At the dawn of the 2000s, Audi’s arrival as an upmarket player was already noted but the brand wanted to highlight the high performance of its models. Their plan was to release more and more high performance versions of their lineup, to engage factory team cars in endurance racing beginning in 1999 and, more surprisingly, the decision to launch a supercar to demonstrate the technological advancement and skills of its engineers in Ingolstadt: the Audi R8.
In the 90s, Volkswagen created a series of brands whose market positions were studied very precisely: SEAT for young people with a sporty temperament; Skoda for the low-cost buyers (more for a lot less expensive); Volkswagen for the value and Bourgeois buyers; Audi for the premium, high end market; Lamborghini for the ultra sports segment; Bentley for luxury; and Bugatti to occupy the superlative ultra high end market (Porsche was not yet part of the group). In the organisational chart, Lamborghini was a subsidiary of Audi. So to launch a supercar to wear the four Audi rings, wouldn’t that be stepping the Italian firm’s turf?

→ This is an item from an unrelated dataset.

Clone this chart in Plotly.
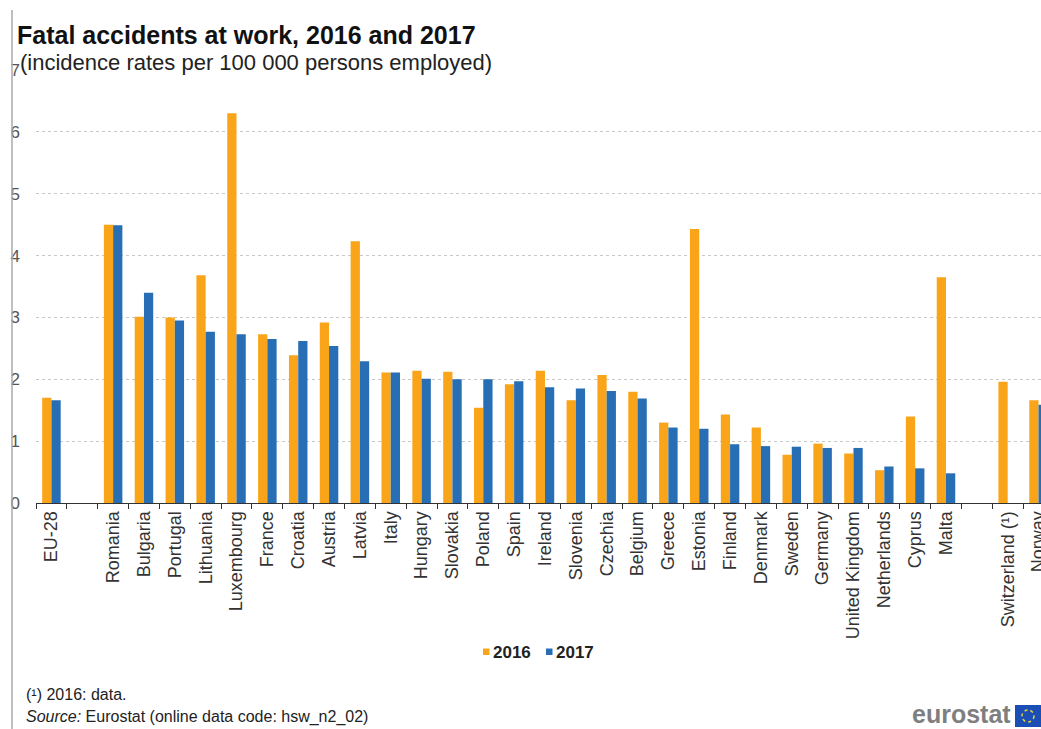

The Le Mans Quattro Concept Car to celebrate Audi’s victories at Le Mans
At the 2003 Geneva Motor Show, the ‘brand of the Bull’ presented for the first time its Gallardo, co-developed with Audi (in particular its Space Frame chassis), but whose engine was an “in-house » Lambo creation. Just a few months later, at the Frankfurt Motor Show, it was Audi’s turn to present an evocative concept car: the Le Mans Quattro Concept celebrating the victories of the Audi R8 at Le Mans in 2001 and 2002. This concept was based on the Gallardo platform, and borrowed as well its V10, 5 litres engine with 610 horsepower, but fitting it with the distinctive Audi styling and especially by incorporating the Audi Quattro all-wheel drive.
The presentation of this concept astonished many observers: would the Le Mans Quattro make it into Audi’s production lineup? The question arose because it clearly would come into direct competition with the Lambo Gallardo within a relatively narrow marketplace. Despite this possible cannibalisation, the top brass at Audi wanted to strike a big blow in the market, although losing to Bentley at Le Mans in 2003, the R8 was back on the winning trail in 2004.
The R8 from concept to production
So the decision was made at Audi to begin the development, despite the risks, of a super car to be dubbed the ‘R8’ in honour of the racing prototype that was victorious at Le Mans. A sign of cockiness on the part of Audi? Perhaps but Audi was determined to capitalise on the Le Mans victory and management validated the R8 project launching its development in 2004. As a precaution, the V10 Lamborghini was abandoned in favour of the V8 FSI engine designed for its RS4 model. With a displacement of 4.2 litres producing « only » 420 horsepower it gave up approximately 200 horsepower to its Italian cousin while still retaining the same gearbox and the same aluminium platform.
With 2 fewer cylinders than the Gallardo, the R8 scheduled arrival on the market for late 2006 was announced at a substantially lower price than the Gallardo: 119,000 euros for the R8 vs. 165,000 euros for the Lambo, and that despite the R8’s Quattro four wheel technology. While the Audi name might have been less prestigious, not everyone loves the exuberance of the Bull. The Gallardo, signed by Giorgetto Giugiaro and Luc Donckerwolke, had sharper lines, while the R8 sported a rounder figure, visually more “technological”, accented by its Xenon LED headlights.
First the V8, then the V10 and the Spyder version
The car was presented at the end of 2006 and sales began in early 2007. Contrary to early fears, the two German-Italian cousins did not step on each others market segments. The Gallardo carried on its good momentum while the R8 made a hot start. Again the top brass was reassured, and so much so that a 5.2 litre, V10 with 532 horsepower made its appearance in the R8 range in 2009, not to mention the Spyder version in 2010. Audi’s risky bet paid off: the R8’s success tore up its market, all the while adding to the aura of the ‘Four Rings’, year after year. A philosophical question remained between those who preferred the presumed charm of Italian version or the annoying idea of German quality and technology.
Lambo had never sold as many cars as the Gallardo, 14 022 units, while Audi exploded off the charts with 26 037 copies of the R8 sold through 2015: the two cousins exceeded 30 000 total units between them. That’s not bad for what was a brand revival on one hand and a test shot on the other. The challenge will be for the Huracan and the 2nd generation R8 to do as well. The good news of such a high number of units sold: there are R8s for all budgets and for all tastes. But not to forget that these are high-tech cars which will always cost more to maintain than any 205 GTI.